CREATION AND NEW CREATION

THE DIOCESE OF HURON aspires to be a Church that is firmly Christ-centred and (New)Creation-focussed. We want to be a Church that is “open to every kind of Resurrection ‘newness’” (“Yielding to the Life of the Spirit,” Bishop’s Charge To Synod, 2021). This is an enlivening newness; a newness of freshness and fertility. It is not a “newness” in the sense of replacement—not “new and improved” like some product that is for sale. Nor is it “managed decline” or even “change management.”

Making new means being open and receptive to the prompting of the Holy Spirit and finding way to “resonate” with it. It means allowing ourselves to let go of some things in order to imagine and embrace new possibilities—and, with God’s grace, to be renewed in the spirit of [our] minds (Ephesians 4:23).

The Church, and the Diocese of Huron with it, is in the midst of a contraction. All living systems have periods of expansion and contraction. To the extent that it is possible, we yearn for the ability to guide and shape this contraction faithfully and prayerfully; to work intentionally with it rather than just passively let it happen. In the end, the overall objective is to consolidate—to have the right number of healthy, thriving, self-sustaining parishes full of people.

The world, including all of us, needs both God’s judgement and God healing grace. God was in Christ reconciling the world to himself – we benefit and participate in this mission. And when we open ourselves, empty ourselves, to receive the gifts of God – this becomes possible (“Living Hope: Our Identity and Mission in Christ,” Bishop’s Charge to Synod, 2020).
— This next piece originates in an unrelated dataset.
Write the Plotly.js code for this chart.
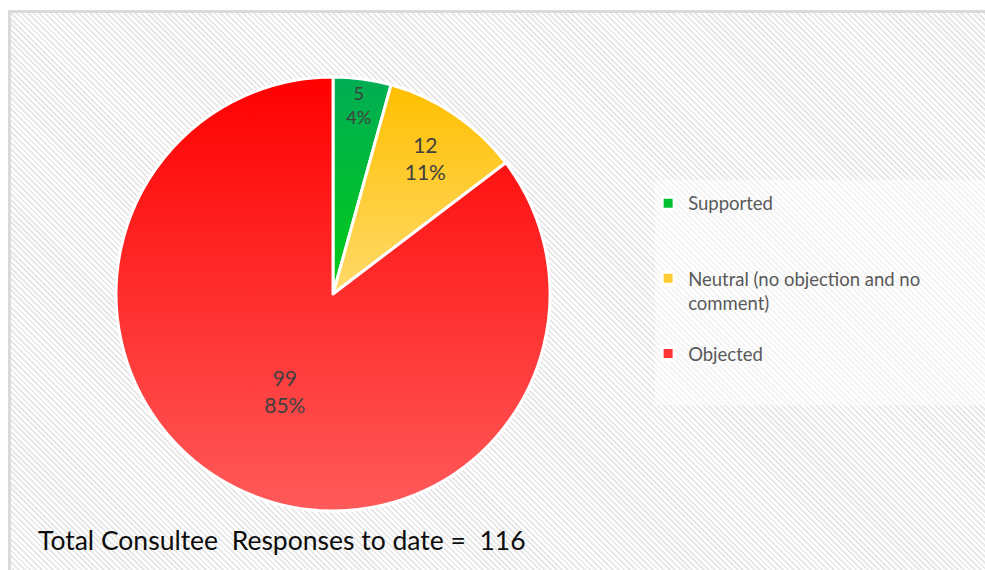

So, we make-way for that Spirit. We do not want to yield to the spirit of the times, nor to the spirit of our own will, but rather to seek the direction of the Holy Spirit of God, the giver of life, the one who makes all things new (“Yielding to the Life of the Spirit,” Bishop’s Charge To Synod, 2021).

This is the deepest, truest, form of “new” possible. The kind that is good news for all. It is the kind of “new” that we hear described in the creation stories. It is the kind of new that was experienced at the empty tomb of Jesus. Sheer possibility. That is what our church is built upon. Faith in the possibility of a new creation, a new creation that is stretching out before us and that the Holy Spirit of God promises to lead us into. The whole history of the people of God has included liminal times like this. God always led them through— each and every time—to the new thing promised. (“Yielding to the Life of the Spirit,” Bishop’s Charge To Synod, 2021.)

In most respects, the church of the twentieth century is gone. The ways of thinking and acting, along with the culture and infrastructure, that supported ministry in that century are often barriers to imaginatively and faithfully meeting the challenges and opportunities of this century. It is good that some things are gone—such as an institutional Church that is deeply enmeshed in colonialism and Empire. Other things that are gone may still be mourned by some or even many. But they are gone. However, the things that remain are the central truths and practices of the Anglican church all gathered and centred around the Risen Jesus by the power of the Holy Spirit. Therefore, what we inherit, and what will last, is both ancient and new. Like Creation itself, the church is sustained every day, every hour, every second by its Divine Creator. 

[F]or us there is one God, the Father, from whom are all things and for whom we exist, and one Lord, Jesus Christ, through whom are all things and through whom we exist.